What makes the Games different now is that you can get them anywhere. We consume content differently now than in the past. So, if I want to know about a specific athlete, I can quickly Google them, see what their personal bests were before, but can also find out a lot of information through what we’re offering and our stories. It involves dealing with the amount of information; it’s about having the stories well-placed within the broadcasts. It’s about building story arches across the whole Olympic Games, so some are very short, some are longer. The men’s hockey story is longer because that gold medal is awarded on Day 16, so it involves a story arch that plays out through the course of the whole Games. When it’s something that happens in the first day like Mark McMorris’ slopestyle snowboarding, that’s a very different, shorter story arch. So we look at all of these different athletes’ story arches and those of all the top contending Canadians and internationals and figure out how we’re going to lay out the stories as we broadcast around the clock essentially for the 18 days of the Games.

Are your stories all going to centre on the athletes directly?
Not entirely. This could also mean stories of Russia, because that’s another thing that I think is unique and interesting about the Olympic Games… that it’s happening in a far off land, in the middle of the night. When some of us were kids, watching live via satellite from the other side of the world was something that was exciting. We take that for granted nowadays, but there’s some mystique that can be found in the Olympic Games. So it’s the entire context.

What’s the biggest broadcast challenge in working with events that take place so far from the Eastern Time zone?
Well, that’s one of the things that I can’t move. We can’t change the time, so it’s how you program smartly around it. Live sport begins at midnight Eastern here in Canada, but that’s only 9pm Pacific, so that’s still Pacific primetime. So we want to make sure, for example, that when we were allowed to offer our input on the curling schedule, that Team Canada played first thing in the morning in Russia. That’s prime time in British Columbia and out West, where there is a lot of love for the sport of curling. So while there are challenges inherent in that time zone difference, there are also opportunities. When you look at primetime, now we are able to really try to take the story to the next level.

How so?
With primetime, we can take the story further; whether you bring athletes into the studio to discuss their performance that day, or have their family come in, or they do a phoner with the family back in Canada, or you’re able to dissect a story and add more illustration and things to enhance the story. Even things like music. We will use a lot of music in our primetime show in an attempt to tell stories in a different way. The advantage of the time zone difference is really what you’re able to do with primetime – and now people expect it live, and they expect what they want when they want it – so that’s why we hit all the platforms and distribute wider than ever and then still provide it around the clock.
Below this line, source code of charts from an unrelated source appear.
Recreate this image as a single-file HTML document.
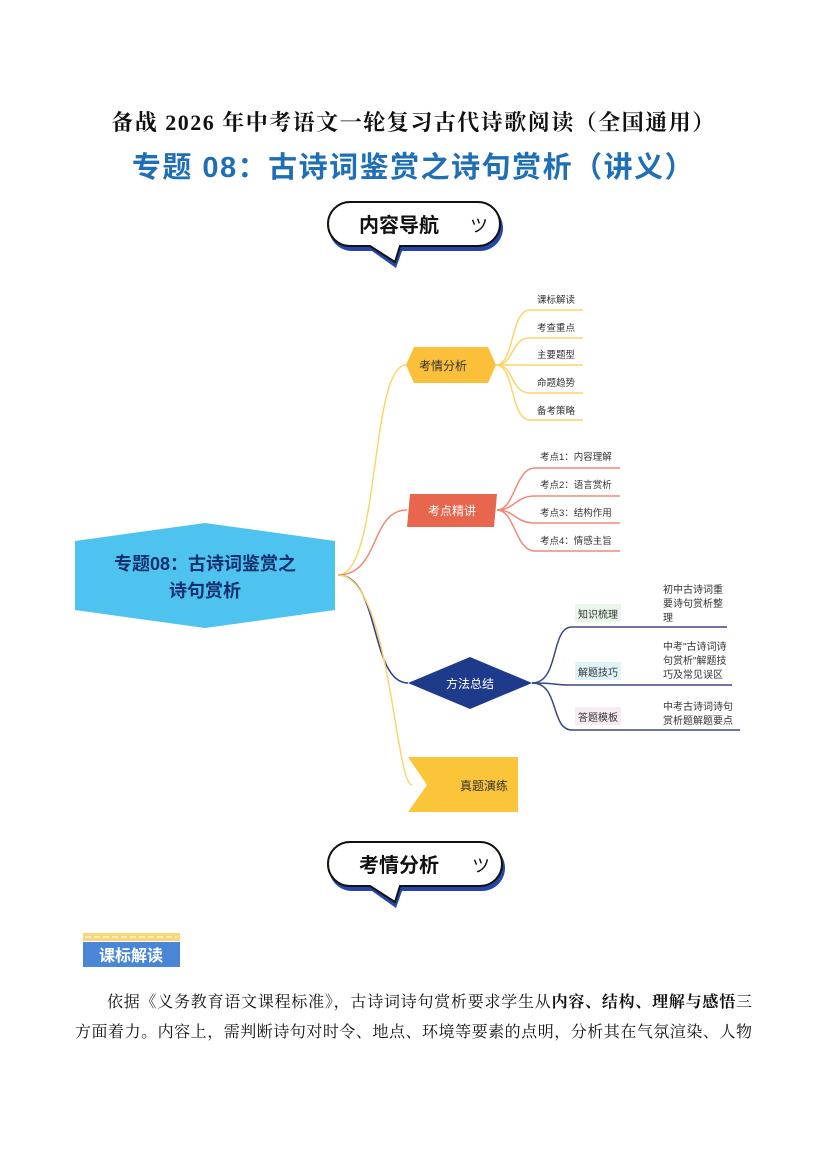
<!DOCTYPE html>
<html><head><meta charset="utf-8"><style>
body{margin:0;width:827px;height:1169px;background:#fff;position:relative;font-family:"Liberation Sans","Noto Sans CJK SC",sans-serif;overflow:hidden}
.t{position:absolute;white-space:nowrap}
.ln{position:absolute;font-size:16px;color:#111;text-align:justify;text-align-last:justify;white-space:nowrap;font-family:'Liberation Serif','Noto Serif CJK SC',serif}
</style></head><body>
<div class="t" style="left:0;width:827px;text-align:center;top:106px;font-size:22px;letter-spacing:1.5px;font-weight:bold;color:#111;font-family:'Liberation Serif','Noto Serif CJK SC',serif">备战 2026 年中考语文一轮复习古代诗歌阅读（全国通用）</div>
<div class="t" style="left:0;width:827px;text-align:center;top:144px;font-size:29px;letter-spacing:1.5px;font-weight:bold;color:#1f6fb5">专题 08：古诗词鉴赏之诗句赏析（讲义）</div>

<svg width="827" height="1169" style="position:absolute;left:0;top:0" font-family="Liberation Sans,Noto Sans CJK SC,sans-serif">
<g>
<path d="M352,205 H480 A22,22 0 0 1 480,251 H402 L396,268 L372,251 H352 A22,22 0 0 1 352,205Z" fill="#2446a8"/>
<path d="M350,202 H478 A22,22 0 0 1 478,246 H400 L395,262 L370,246 H350 A22,22 0 0 1 350,202Z" fill="#fff" stroke="#111" stroke-width="2"/>
<text x="359" y="232" font-size="20" font-weight="bold" fill="#111">内容导航</text>
<text x="470" y="232" font-size="18" fill="#111">ツ</text>
</g>
<g>
<path d="M352,845 H482 A22,22 0 0 1 482,891 H402 L396,908 L372,891 H352 A22,22 0 0 1 352,845Z" fill="#2446a8"/>
<path d="M350,842 H480 A22,22 0 0 1 480,886 H400 L395,902 L370,886 H350 A22,22 0 0 1 350,842Z" fill="#fff" stroke="#111" stroke-width="2"/>
<text x="359" y="872" font-size="20" font-weight="bold" fill="#111">考情分析</text>
<text x="472" y="872" font-size="18" fill="#111">ツ</text>
</g>

<g fill="none" stroke-width="1.5">
<path d="M338,575 C380,575 370,365 406,365" stroke="#fbd46a"/>
<path d="M338,575 C380,575 370,510 407,510" stroke="#ef8a78"/>
<path d="M338,575 C380,575 370,683 408,683" stroke="#2a3f8f"/>
<path d="M338,575 C390,575 395,785 412,785" stroke="#fbd46a"/>
<g stroke="#fbd46a">
<path d="M496,365 C515,365 510,310 530,310 H583"/>
<path d="M496,365 C515,365 510,338 530,338 H583"/>
<path d="M496,365 H583"/>
<path d="M496,365 C515,365 510,393 530,393 H583"/>
<path d="M496,365 C515,365 510,420 530,420 H583"/>
</g>
<g stroke="#ef8a78">
<path d="M497,510 C515,510 515,468 535,468 H620"/>
<path d="M497,510 C515,510 515,496 535,496 H620"/>
<path d="M497,510 C515,510 515,523 535,523 H620"/>
<path d="M497,510 C515,510 515,551 535,551 H620"/>
</g>
<g stroke="#3a4a80">
<path d="M532,683 C560,683 550,627 572,627 H727"/>
<path d="M532,683 C560,683 550,685 572,685 H732"/>
<path d="M532,683 C560,683 550,730 572,730 H740"/>
</g>
</g>

<polygon points="75,541 205,523 335,541 335,610 205,628 75,610" fill="#4fc3f0"/>
<text x="205" y="570" font-size="18" font-weight="bold" fill="#13306e" text-anchor="middle">专题08：古诗词鉴赏之</text>
<text x="205" y="597" font-size="18" font-weight="bold" fill="#13306e" text-anchor="middle">诗句赏析</text>

<polygon points="406,365 414,347 488,347 496,365 488,383 414,383" fill="#fbbf3a"/>
<text x="419" y="370" font-size="12" fill="#333">考情分析</text>
<g font-size="9.5" fill="#333">
<text x="537" y="303">课标解读</text><text x="537" y="331">考查重点</text><text x="537" y="358">主要题型</text><text x="537" y="386">命题趋势</text><text x="537" y="414">备考策略</text>
</g>

<polygon points="410,494 497,494 494,527 407,527" fill="#e8664d"/>
<text x="452" y="515" font-size="12" fill="#fff" text-anchor="middle">考点精讲</text>
<g font-size="9.5" fill="#333">
<text x="540" y="460">考点1：内容理解</text><text x="540" y="488">考点2：语言赏析</text><text x="540" y="516">考点3：结构作用</text><text x="540" y="544">考点4：情感主旨</text>
</g>

<polygon points="408,683 470,657 532,683 470,709" fill="#1e3a8a"/>
<text x="470" y="688" font-size="12" fill="#fff" text-anchor="middle">方法总结</text>
<rect x="575" y="604" width="46" height="18" fill="#eaf6ea"/>
<rect x="575" y="662" width="46" height="18" fill="#dff4f8"/>
<rect x="575" y="707" width="46" height="18" fill="#f7ebf3"/>
<g font-size="10" fill="#333">
<text x="578" y="618">知识梳理</text><text x="578" y="676">解题技巧</text><text x="578" y="721">答题模板</text>
<text x="663" y="593">初中古诗词重</text><text x="663" y="607">要诗句赏析整</text><text x="663" y="621">理</text>
<text x="663" y="650">中考"古诗词诗</text><text x="663" y="664">句赏析"解题技</text><text x="663" y="678">巧及常见误区</text>
<text x="663" y="710">中考古诗词诗句</text><text x="663" y="724">赏析题解题要点</text>
</g>

<polygon points="408,757 518,757 518,812 408,812 427,785" fill="#fbc53a"/>
<text x="484" y="790" font-size="12" fill="#333" text-anchor="middle">真题演练</text>

<rect x="83" y="933" width="97" height="8" fill="#f6d77a"/>
<g stroke="#fff" stroke-width="1" stroke-dasharray="6,3"><line x1="85" y1="937" x2="178" y2="937"/></g>
<rect x="83" y="942" width="97" height="25" fill="#4a86d6"/>
<text x="131" y="961" font-size="16" font-weight="bold" fill="#fff" text-anchor="middle">课标解读</text>
</svg>

<div class="ln" style="left:107px;top:989px;width:645px">依据《义务教育语文课程标准》，古诗词诗句赏析要求学生从<b>内容、结构、理解与感悟</b>三</div>
<div class="ln" style="left:75px;top:1019px;width:677px">方面着力。内容上，需判断诗句对时令、地点、环境等要素的点明，分析其在气氛渲染、人物</div>
</body></html>
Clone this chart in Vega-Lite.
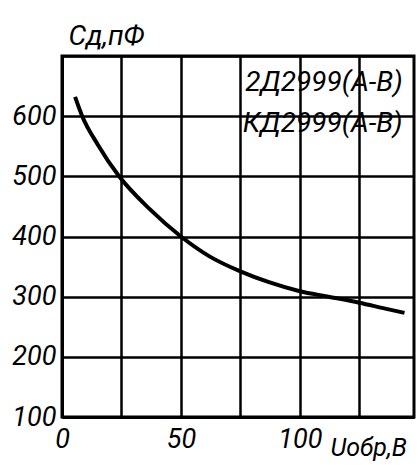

Can you tell us a bit about the actual sport coverage?
We will rebroadcast the sport in its entirety so that if you didn’t have a chance to watch it you will still have a sports experience and be able to see how it played out. We are not pretending it’s live, obviously, but we’re not giving you the result before it happens either so that you can still have the joy of experiencing a win or the agony of defeat. Something we’ve learned is that the more people know the results during the day, the more they are likely to tune into primetime, which is counter-intuitive to us. We used to think that when people knew the results they wouldn’t watch, but it’s turned out to be the opposite. That’s where social media is going to be another tool that we are going to be able to harness differently than we’ve ever been able to before.

What are you most excited for?
Well, I am excited for the Canadian performances. I am excited to see these athletes, who I think are the best and brightest of Canada; you know, people you can hold up as a role model to your children. They represent so much: really hard work, having goals, hopefully obtaining them through fair play and doing it the right way to represent our country. When it comes to sport, we know there are going to be a lot of great moments. I am really excited for the beginning of the games, when Mark McMoore competes. I come from the Prairies originally, so to see a Prairie kid competing in snowboarding is kind of cool. We’re really excited to see that, and the men’s and women’s hockey teams of course. Being Canadian, I am excited about how hockey will play out; it’s always exciting to watch. We know that there are going to be a ton of great moments no matter what.

Speaking of hockey, let’s talk Hockey Night in Canada. How does CBC plan to work with the NHL to further grow and enhance their coverage of the game?
Well we work really closely with our partners at the NHL in a lot of ways. One, for example, is that we do NHL Face-Off together now. This year, the NHL Face-Off series started the season off in Montreal, where we had Kings of Leon perform and attracted tens of thousands of people who came to watch them and get an NHL experience. That’s able to happen through our partnerships with the league and doing all those special events and all the outdoor games that we’re going to be producing with the NHL this year. We also just announced a documentary series that’s going to run on CBC starting in January called NHL Revealed: A Season Like No Other. And it is a season like no other for the NHL…

How so? What can we expect for 2014?
They have six outdoor games this year and we will have five of them on CBC, like the Winter Classic, the game they usually play on January 1st in a baseball or football stadium. This year, on January 1st, millions of hungover Canadians will watch the Winter Classic, which is between the Leafs and Detroit at Michigan Stadium, where they are going to have 110,000 people. So that’s the first one, then they have two in Yankee Stadium, one at Dodgers Stadium in January, then we break for the Olympics, and after this there is one in Soldier Field in Chicago and one at BC Place in Vancouver – that’s the last one of the 6 and that’s on March 2nd. So we’ll be working with the league on those outdoor games, and the documentary series covers all of those outdoor games and the stars of the game as well as their experience at the Olympics. Working with the league to do this shoulder programming is another way to grow the game and that’s another example of how we work together to do that as opposed to doing things separately; the value of us coming together really helps us both.